Stored entries

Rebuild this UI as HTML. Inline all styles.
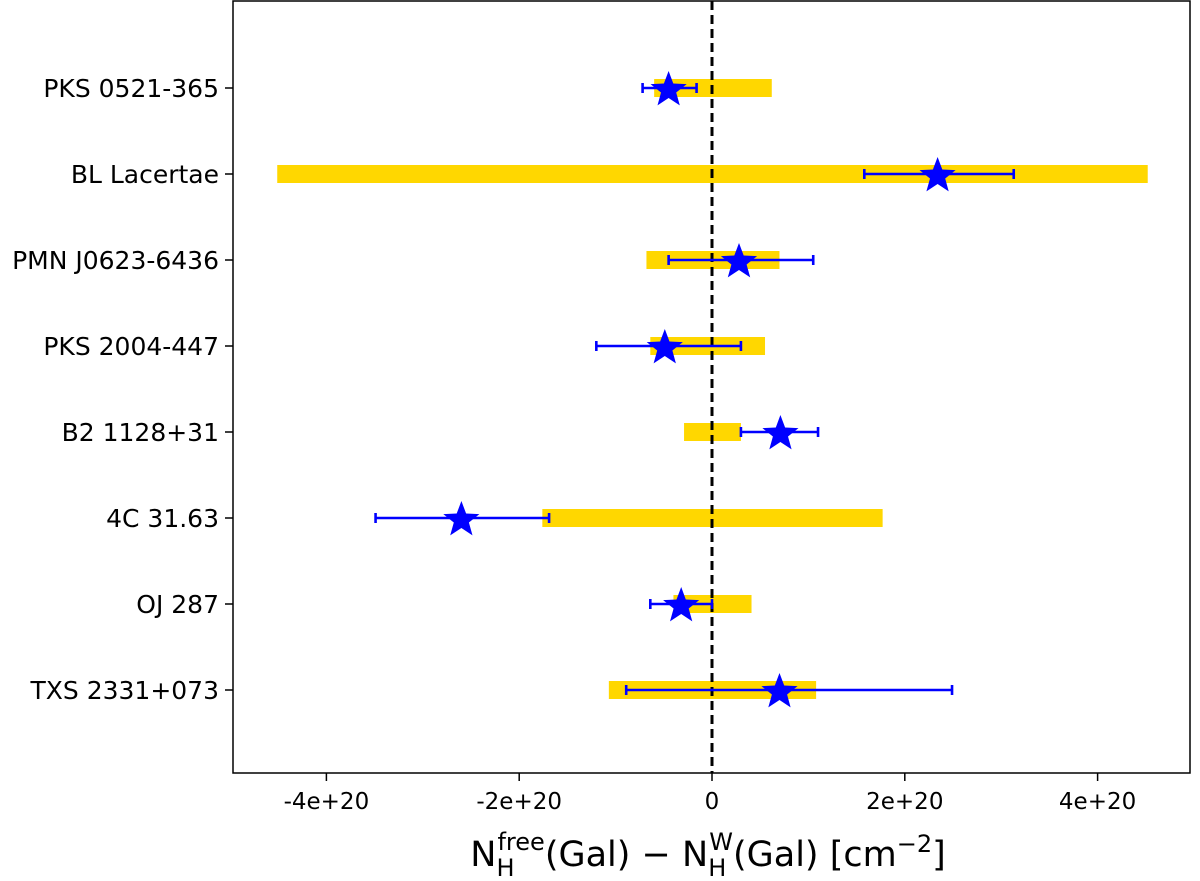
<!DOCTYPE html>
<html><head><meta charset="utf-8"><style>
body{margin:0;background:#fff}
svg{display:block}
text{font-family:"DejaVu Sans","Liberation Sans",sans-serif;fill:#000}
</style></head><body>
<svg id="chart" width="1200" height="881">
<g id="bars"></g>
<line id="zero" stroke="#000" stroke-width="3" stroke-dasharray="9,5"/>
<g id="errs"></g>
<g id="stars"></g>
<rect x="233" y="1" width="957" height="772" fill="none" stroke="#000" stroke-width="1.5"/>
<g id="axes"></g>
<text x="708" y="866" font-size="35" text-anchor="middle">N<tspan font-size="24" dy="10">H</tspan><tspan font-size="24" dy="-26" dx="-17">free</tspan><tspan dy="16">(Gal) − N</tspan><tspan font-size="24" dy="10">H</tspan><tspan font-size="24" dy="-26" dx="-17">W</tspan><tspan dy="16">(Gal)  [cm</tspan><tspan font-size="24" dy="-14">−2</tspan><tspan dy="14">]</tspan></text>
</svg>
<script>
const categories=["PKS 0521-365","BL Lacertae","PMN J0623-6436","PKS 2004-447","B2 1128+31","4C 31.63","OJ 287","TXS 2331+073"];
const barLo=[-0.60,-4.51,-0.68,-0.64,-0.29,-1.76,-0.40,-1.07];
const barHi=[0.62,4.52,0.70,0.55,0.30,1.77,0.41,1.08];
const starVal=[-0.45,2.34,0.28,-0.49,0.71,-2.60,-0.32,0.70];
const errLo=[-0.72,1.58,-0.45,-1.20,0.30,-3.49,-0.64,-0.89];
const errHi=[-0.16,3.13,1.05,0.30,1.10,-1.69,0.00,2.49];
const xTicks=[-4,-2,0,2,4];
const xTickLabels=["-4e+20","-2e+20","0","2e+20","4e+20"];
const NS="http://www.w3.org/2000/svg";
const x=v=>712+v*96.4;
const y=i=>88+i*86;
function mk(t,a,p){const e=document.createElementNS(NS,t);for(const k in a)e.setAttribute(k,a[k]);p.appendChild(e);return e;}
const bars=document.getElementById('bars'),errs=document.getElementById('errs'),stars=document.getElementById('stars'),axes=document.getElementById('axes');
const z=document.getElementById('zero');z.setAttribute('x1',x(0));z.setAttribute('x2',x(0));z.setAttribute('y1',1);z.setAttribute('y2',773);
function starPts(cx,cy,R){const r=R*0.42;let s=[];for(let k=0;k<10;k++){const a=-Math.PI/2+k*Math.PI/5;const rr=k%2?r:R;s.push((cx+rr*Math.cos(a)).toFixed(1)+','+(cy+rr*Math.sin(a)).toFixed(1));}return s.join(' ');}
categories.forEach((c,i)=>{
 const b=mk('rect',{x:x(barLo[i]),y:y(i)-9,width:x(barHi[i])-x(barLo[i]),height:18,fill:'#ffd700'},bars);
 
 
 const g=mk('g',{stroke:'#0000ff','stroke-width':2.6},errs);
 
 
 mk('line',{x1:x(errLo[i]),x2:x(errHi[i]),y1:y(i),y2:y(i)},g);
 mk('line',{x1:x(errLo[i]),x2:x(errLo[i]),y1:y(i)-5,y2:y(i)+5},g);
 mk('line',{x1:x(errHi[i]),x2:x(errHi[i]),y1:y(i)-5,y2:y(i)+5},g);
 const s=mk('polygon',{points:starPts(x(starVal[i]),y(i)+2,19),fill:'#0000ff'},stars);
 
 
 mk('line',{x1:225,x2:233,y1:y(i),y2:y(i),stroke:'#000','stroke-width':1.5},axes);
 const t=mk('text',{x:219,y:y(i)+9,'font-size':25,'text-anchor':'end'},axes);
 t.textContent=c;
 
 
});
xTicks.forEach((v,i)=>{
 mk('line',{x1:x(v),x2:x(v),y1:773,y2:781,stroke:'#000','stroke-width':1.5},axes);
 const t=mk('text',{x:x(v),y:809,'font-size':23,'text-anchor':'middle'},axes);
 t.textContent=xTickLabels[i];
 
 
});
</script>
</body></html>
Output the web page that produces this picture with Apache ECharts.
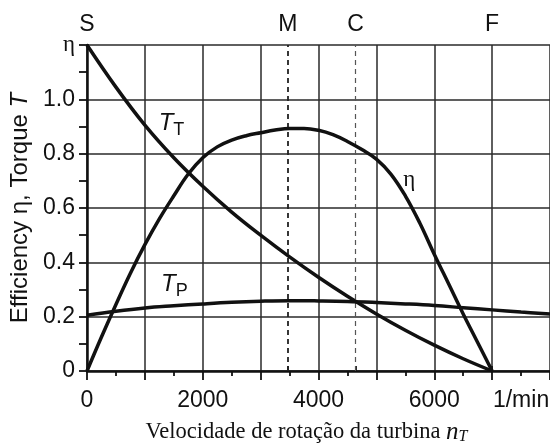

*Exercise aim*.
Pictures appear in the records above. Output everything except them, exactly.

*Answer to this exercise*.
Rebuild this UI as HTML. Inline all styles.
<!DOCTYPE html>
<html><head><meta charset="utf-8"><style>
body{margin:0;background:#fff}
svg{display:block}
text{font-family:"DejaVu Sans","Liberation Sans",sans-serif;fill:#000}
</style></head><body>
<svg id="chart" width="1200" height="881">
<g id="bars"></g>
<line id="zero" stroke="#000" stroke-width="3" stroke-dasharray="9,5"/>
<g id="errs"></g>
<g id="stars"></g>
<rect x="233" y="1" width="957" height="772" fill="none" stroke="#000" stroke-width="1.5"/>
<g id="axes"></g>
<text x="708" y="866" font-size="35" text-anchor="middle">N<tspan font-size="24" dy="10">H</tspan><tspan font-size="24" dy="-26" dx="-17">free</tspan><tspan dy="16">(Gal) − N</tspan><tspan font-size="24" dy="10">H</tspan><tspan font-size="24" dy="-26" dx="-17">W</tspan><tspan dy="16">(Gal)  [cm</tspan><tspan font-size="24" dy="-14">−2</tspan><tspan dy="14">]</tspan></text>
</svg>
<script>
const categories=["PKS 0521-365","BL Lacertae","PMN J0623-6436","PKS 2004-447","B2 1128+31","4C 31.63","OJ 287","TXS 2331+073"];
const barLo=[-0.60,-4.51,-0.68,-0.64,-0.29,-1.76,-0.40,-1.07];
const barHi=[0.62,4.52,0.70,0.55,0.30,1.77,0.41,1.08];
const starVal=[-0.45,2.34,0.28,-0.49,0.71,-2.60,-0.32,0.70];
const errLo=[-0.72,1.58,-0.45,-1.20,0.30,-3.49,-0.64,-0.89];
const errHi=[-0.16,3.13,1.05,0.30,1.10,-1.69,0.00,2.49];
const xTicks=[-4,-2,0,2,4];
const xTickLabels=["-4e+20","-2e+20","0","2e+20","4e+20"];
const NS="http://www.w3.org/2000/svg";
const x=v=>712+v*96.4;
const y=i=>88+i*86;
function mk(t,a,p){const e=document.createElementNS(NS,t);for(const k in a)e.setAttribute(k,a[k]);p.appendChild(e);return e;}
const bars=document.getElementById('bars'),errs=document.getElementById('errs'),stars=document.getElementById('stars'),axes=document.getElementById('axes');
const z=document.getElementById('zero');z.setAttribute('x1',x(0));z.setAttribute('x2',x(0));z.setAttribute('y1',1);z.setAttribute('y2',773);
function starPts(cx,cy,R){const r=R*0.42;let s=[];for(let k=0;k<10;k++){const a=-Math.PI/2+k*Math.PI/5;const rr=k%2?r:R;s.push((cx+rr*Math.cos(a)).toFixed(1)+','+(cy+rr*Math.sin(a)).toFixed(1));}return s.join(' ');}
categories.forEach((c,i)=>{
 const b=mk('rect',{x:x(barLo[i]),y:y(i)-9,width:x(barHi[i])-x(barLo[i]),height:18,fill:'#ffd700'},bars);
 
 
 const g=mk('g',{stroke:'#0000ff','stroke-width':2.6},errs);
 
 
 mk('line',{x1:x(errLo[i]),x2:x(errHi[i]),y1:y(i),y2:y(i)},g);
 mk('line',{x1:x(errLo[i]),x2:x(errLo[i]),y1:y(i)-5,y2:y(i)+5},g);
 mk('line',{x1:x(errHi[i]),x2:x(errHi[i]),y1:y(i)-5,y2:y(i)+5},g);
 const s=mk('polygon',{points:starPts(x(starVal[i]),y(i)+2,19),fill:'#0000ff'},stars);
 
 
 mk('line',{x1:225,x2:233,y1:y(i),y2:y(i),stroke:'#000','stroke-width':1.5},axes);
 const t=mk('text',{x:219,y:y(i)+9,'font-size':25,'text-anchor':'end'},axes);
 t.textContent=c;
 
 
});
xTicks.forEach((v,i)=>{
 mk('line',{x1:x(v),x2:x(v),y1:773,y2:781,stroke:'#000','stroke-width':1.5},axes);
 const t=mk('text',{x:x(v),y:809,'font-size':23,'text-anchor':'middle'},axes);
 t.textContent=xTickLabels[i];
 
 
});
</script>
</body></html>
Output the web page that produces this picture with Apache ECharts.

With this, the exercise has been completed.